Density functional theory studies on the interaction of amyl phosphates with zirconium nitrate

Apart from tri-iso-amyl phosphate (TiAP), which has been used in fast reactor fuel reprocessing, several studies have focused on various derivatives of amyl phosphates for their potential application in the extraction of U and Pu. For effective decontamination of heavy metals, it is crucial that the uptake of fission products be minimized by target ligands. In this study, we explore the primary interaction, i.e., the molecular level interaction of Zr [in the form of Zr(NO₃)₄], a troublesome fission product, with four amyl phosphates using computational chemistry techniques. The four ligands studied are tri-sec-amyl-phosphate (TsAP), tris (2-methylbutyl) phosphate (T2MBP), tri-iso-amyl-phosphate (TiAP), and tri-n-amyl-phosphate (TAP). Calculations indicate that, for the single-step 1:2 complex formation, all four ligands exhibit almost the same binding affinity towards zirconium nitrate, with a marginally higher propensity for TsAP and TAP. The stepwise formation of 1:2 complex was also studied starting from Zr(NO₃)₄.2H₂O, in which the formation of the 1:2 complex was attributed via the respective 1:1 complexes, i.e., Zr(NO₃)₄·H₂O·L. Here the 1:1 complexes of TsAP, TiAP and TAP ligands were found to be more stable compared to the T2MBP complex and the higher stability is attributed to the presence of intra-molecular hydrogen bond present between the H atom of water and the O atom of the nitrate.
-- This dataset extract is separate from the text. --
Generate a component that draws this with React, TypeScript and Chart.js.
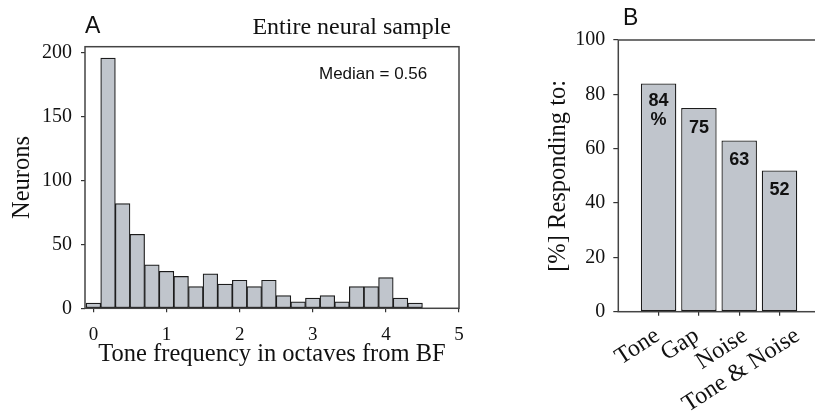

Interestingly, it was observed that the zirconium nitrate moiety is highly sensitive to the external ligand environment, as evident from the very high strain or deformation energy of the metal nitrate upon complexation.

Graphical abstract

Zirconium Amyl Phosphate Complexes: The interaction of zirconium nitrate [Zr(NO₃)₄] with four amyl phosphates (TsAP, T2MBP, TiAP, and TAP) indicates a higher affinity for the TsAP and TAP ligands. The study also highlights the sensitivity of zirconium nitrate to external ligand environments, as evidenced by significant deformation energy upon complexation.